Retype the listing that follows, word for word.

Supplied material
===
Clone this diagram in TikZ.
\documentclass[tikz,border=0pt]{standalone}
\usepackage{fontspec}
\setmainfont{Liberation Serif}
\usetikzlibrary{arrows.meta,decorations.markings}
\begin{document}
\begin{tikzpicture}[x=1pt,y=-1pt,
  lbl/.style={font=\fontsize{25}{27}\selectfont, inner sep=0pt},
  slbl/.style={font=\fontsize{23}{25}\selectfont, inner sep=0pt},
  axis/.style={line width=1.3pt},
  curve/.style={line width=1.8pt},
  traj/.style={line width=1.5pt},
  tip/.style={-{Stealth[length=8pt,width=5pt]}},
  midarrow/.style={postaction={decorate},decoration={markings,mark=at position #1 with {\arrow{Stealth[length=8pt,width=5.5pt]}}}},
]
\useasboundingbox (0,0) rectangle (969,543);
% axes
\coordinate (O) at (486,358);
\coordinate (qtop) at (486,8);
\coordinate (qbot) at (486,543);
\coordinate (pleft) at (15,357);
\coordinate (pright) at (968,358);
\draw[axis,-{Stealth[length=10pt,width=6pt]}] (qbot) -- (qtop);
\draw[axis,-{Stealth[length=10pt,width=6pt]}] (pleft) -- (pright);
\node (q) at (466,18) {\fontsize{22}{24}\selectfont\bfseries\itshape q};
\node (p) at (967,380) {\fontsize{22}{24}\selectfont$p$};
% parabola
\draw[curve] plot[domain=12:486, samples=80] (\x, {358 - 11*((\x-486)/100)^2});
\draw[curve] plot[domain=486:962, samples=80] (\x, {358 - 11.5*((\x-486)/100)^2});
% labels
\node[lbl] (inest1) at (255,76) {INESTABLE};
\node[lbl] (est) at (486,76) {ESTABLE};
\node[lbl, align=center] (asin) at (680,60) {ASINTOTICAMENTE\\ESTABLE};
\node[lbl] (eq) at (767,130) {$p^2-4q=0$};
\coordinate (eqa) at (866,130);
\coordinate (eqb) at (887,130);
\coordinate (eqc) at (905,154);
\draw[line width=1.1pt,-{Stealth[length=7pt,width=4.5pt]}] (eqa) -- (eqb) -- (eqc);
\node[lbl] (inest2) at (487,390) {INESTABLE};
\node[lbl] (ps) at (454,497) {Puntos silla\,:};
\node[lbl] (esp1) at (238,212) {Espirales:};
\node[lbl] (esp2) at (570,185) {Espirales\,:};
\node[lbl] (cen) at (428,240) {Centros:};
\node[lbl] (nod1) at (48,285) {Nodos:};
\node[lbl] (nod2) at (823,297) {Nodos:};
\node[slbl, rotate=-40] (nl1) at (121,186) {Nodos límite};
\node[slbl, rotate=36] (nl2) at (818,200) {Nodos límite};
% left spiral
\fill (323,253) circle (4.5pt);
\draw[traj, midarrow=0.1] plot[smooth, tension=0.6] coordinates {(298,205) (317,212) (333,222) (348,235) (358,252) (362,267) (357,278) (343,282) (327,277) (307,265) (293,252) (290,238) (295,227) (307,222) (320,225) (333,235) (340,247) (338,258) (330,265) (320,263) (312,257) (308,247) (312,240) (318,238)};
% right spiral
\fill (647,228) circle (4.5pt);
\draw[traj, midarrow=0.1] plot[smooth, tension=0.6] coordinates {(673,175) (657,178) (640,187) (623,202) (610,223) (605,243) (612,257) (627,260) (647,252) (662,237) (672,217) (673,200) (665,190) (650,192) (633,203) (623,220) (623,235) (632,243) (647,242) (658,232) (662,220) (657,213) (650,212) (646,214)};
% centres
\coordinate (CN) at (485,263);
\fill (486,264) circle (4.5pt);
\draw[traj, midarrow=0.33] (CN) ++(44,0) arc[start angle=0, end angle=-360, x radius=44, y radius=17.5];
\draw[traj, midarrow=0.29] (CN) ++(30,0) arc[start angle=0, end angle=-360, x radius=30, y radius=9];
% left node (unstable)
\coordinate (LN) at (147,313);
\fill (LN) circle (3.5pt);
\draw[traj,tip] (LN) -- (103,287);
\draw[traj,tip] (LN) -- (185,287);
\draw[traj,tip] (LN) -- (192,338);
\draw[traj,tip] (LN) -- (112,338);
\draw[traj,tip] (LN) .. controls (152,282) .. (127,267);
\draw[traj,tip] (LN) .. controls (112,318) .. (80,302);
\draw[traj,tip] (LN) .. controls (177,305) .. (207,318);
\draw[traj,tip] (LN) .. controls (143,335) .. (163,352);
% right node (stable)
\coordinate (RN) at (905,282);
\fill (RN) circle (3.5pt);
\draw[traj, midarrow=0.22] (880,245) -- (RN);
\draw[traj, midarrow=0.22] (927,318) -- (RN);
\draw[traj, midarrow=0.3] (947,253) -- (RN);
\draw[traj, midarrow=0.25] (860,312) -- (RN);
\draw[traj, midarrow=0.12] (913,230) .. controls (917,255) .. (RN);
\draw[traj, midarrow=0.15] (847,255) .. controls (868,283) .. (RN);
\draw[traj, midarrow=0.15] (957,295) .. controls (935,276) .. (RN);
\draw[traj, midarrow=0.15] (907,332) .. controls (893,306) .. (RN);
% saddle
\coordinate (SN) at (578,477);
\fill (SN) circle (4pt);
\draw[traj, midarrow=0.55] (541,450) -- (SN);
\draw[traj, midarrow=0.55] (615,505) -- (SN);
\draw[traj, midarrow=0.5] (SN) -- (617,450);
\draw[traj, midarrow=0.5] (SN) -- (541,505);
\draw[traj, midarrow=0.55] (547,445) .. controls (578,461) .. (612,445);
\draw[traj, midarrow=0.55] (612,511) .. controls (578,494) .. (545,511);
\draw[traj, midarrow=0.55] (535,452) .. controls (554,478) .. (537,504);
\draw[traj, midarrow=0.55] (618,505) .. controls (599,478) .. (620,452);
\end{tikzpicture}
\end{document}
===
Answer for the task
Clone this diagram in TikZ.
\documentclass[tikz,border=0pt]{standalone}
\usepackage{fontspec}
\setmainfont{Liberation Serif}
\usetikzlibrary{arrows.meta,decorations.markings}
\begin{document}
\begin{tikzpicture}[x=1pt,y=-1pt,
  lbl/.style={font=\fontsize{25}{27}\selectfont, inner sep=0pt},
  slbl/.style={font=\fontsize{23}{25}\selectfont, inner sep=0pt},
  axis/.style={line width=1.3pt},
  curve/.style={line width=1.8pt},
  traj/.style={line width=1.5pt},
  tip/.style={-{Stealth[length=8pt,width=5pt]}},
  midarrow/.style={postaction={decorate},decoration={markings,mark=at position #1 with {\arrow{Stealth[length=8pt,width=5.5pt]}}}},
]
\useasboundingbox (0,0) rectangle (969,543);
% axes
\coordinate (O) at (486,358);
\coordinate (qtop) at (486,8);
\coordinate (qbot) at (486,543);
\coordinate (pleft) at (15,357);
\coordinate (pright) at (968,358);
\draw[axis,-{Stealth[length=10pt,width=6pt]}] (qbot) -- (qtop);
\draw[axis,-{Stealth[length=10pt,width=6pt]}] (pleft) -- (pright);
\node (q) at (466,18) {\fontsize{22}{24}\selectfont\bfseries\itshape q};
\node (p) at (967,380) {\fontsize{22}{24}\selectfont$p$};
% parabola
\draw[curve] plot[domain=12:486, samples=80] (\x, {358 - 11*((\x-486)/100)^2});
\draw[curve] plot[domain=486:962, samples=80] (\x, {358 - 11.5*((\x-486)/100)^2});
% labels
\node[lbl] (inest1) at (255,76) {INESTABLE};
\node[lbl] (est) at (486,76) {ESTABLE};
\node[lbl, align=center] (asin) at (680,60) {ASINTOTICAMENTE\\ESTABLE};
\node[lbl] (eq) at (767,130) {$p^2-4q=0$};
\coordinate (eqa) at (866,130);
\coordinate (eqb) at (887,130);
\coordinate (eqc) at (905,154);
\draw[line width=1.1pt,-{Stealth[length=7pt,width=4.5pt]}] (eqa) -- (eqb) -- (eqc);
\node[lbl] (inest2) at (487,390) {INESTABLE};
\node[lbl] (ps) at (454,497) {Puntos silla\,:};
\node[lbl] (esp1) at (238,212) {Espirales:};
\node[lbl] (esp2) at (570,185) {Espirales\,:};
\node[lbl] (cen) at (428,240) {Centros:};
\node[lbl] (nod1) at (48,285) {Nodos:};
\node[lbl] (nod2) at (823,297) {Nodos:};
\node[slbl, rotate=-40] (nl1) at (121,186) {Nodos límite};
\node[slbl, rotate=36] (nl2) at (818,200) {Nodos límite};
% left spiral
\fill (323,253) circle (4.5pt);
\draw[traj, midarrow=0.1] plot[smooth, tension=0.6] coordinates {(298,205) (317,212) (333,222) (348,235) (358,252) (362,267) (357,278) (343,282) (327,277) (307,265) (293,252) (290,238) (295,227) (307,222) (320,225) (333,235) (340,247) (338,258) (330,265) (320,263) (312,257) (308,247) (312,240) (318,238)};
% right spiral
\fill (647,228) circle (4.5pt);
\draw[traj, midarrow=0.1] plot[smooth, tension=0.6] coordinates {(673,175) (657,178) (640,187) (623,202) (610,223) (605,243) (612,257) (627,260) (647,252) (662,237) (672,217) (673,200) (665,190) (650,192) (633,203) (623,220) (623,235) (632,243) (647,242) (658,232) (662,220) (657,213) (650,212) (646,214)};
% centres
\coordinate (CN) at (485,263);
\fill (486,264) circle (4.5pt);
\draw[traj, midarrow=0.33] (CN) ++(44,0) arc[start angle=0, end angle=-360, x radius=44, y radius=17.5];
\draw[traj, midarrow=0.29] (CN) ++(30,0) arc[start angle=0, end angle=-360, x radius=30, y radius=9];
% left node (unstable)
\coordinate (LN) at (147,313);
\fill (LN) circle (3.5pt);
\draw[traj,tip] (LN) -- (103,287);
\draw[traj,tip] (LN) -- (185,287);
\draw[traj,tip] (LN) -- (192,338);
\draw[traj,tip] (LN) -- (112,338);
\draw[traj,tip] (LN) .. controls (152,282) .. (127,267);
\draw[traj,tip] (LN) .. controls (112,318) .. (80,302);
\draw[traj,tip] (LN) .. controls (177,305) .. (207,318);
\draw[traj,tip] (LN) .. controls (143,335) .. (163,352);
% right node (stable)
\coordinate (RN) at (905,282);
\fill (RN) circle (3.5pt);
\draw[traj, midarrow=0.22] (880,245) -- (RN);
\draw[traj, midarrow=0.22] (927,318) -- (RN);
\draw[traj, midarrow=0.3] (947,253) -- (RN);
\draw[traj, midarrow=0.25] (860,312) -- (RN);
\draw[traj, midarrow=0.12] (913,230) .. controls (917,255) .. (RN);
\draw[traj, midarrow=0.15] (847,255) .. controls (868,283) .. (RN);
\draw[traj, midarrow=0.15] (957,295) .. controls (935,276) .. (RN);
\draw[traj, midarrow=0.15] (907,332) .. controls (893,306) .. (RN);
% saddle
\coordinate (SN) at (578,477);
\fill (SN) circle (4pt);
\draw[traj, midarrow=0.55] (541,450) -- (SN);
\draw[traj, midarrow=0.55] (615,505) -- (SN);
\draw[traj, midarrow=0.5] (SN) -- (617,450);
\draw[traj, midarrow=0.5] (SN) -- (541,505);
\draw[traj, midarrow=0.55] (547,445) .. controls (578,461) .. (612,445);
\draw[traj, midarrow=0.55] (612,511) .. controls (578,494) .. (545,511);
\draw[traj, midarrow=0.55] (535,452) .. controls (554,478) .. (537,504);
\draw[traj, midarrow=0.55] (618,505) .. controls (599,478) .. (620,452);
\end{tikzpicture}
\end{document}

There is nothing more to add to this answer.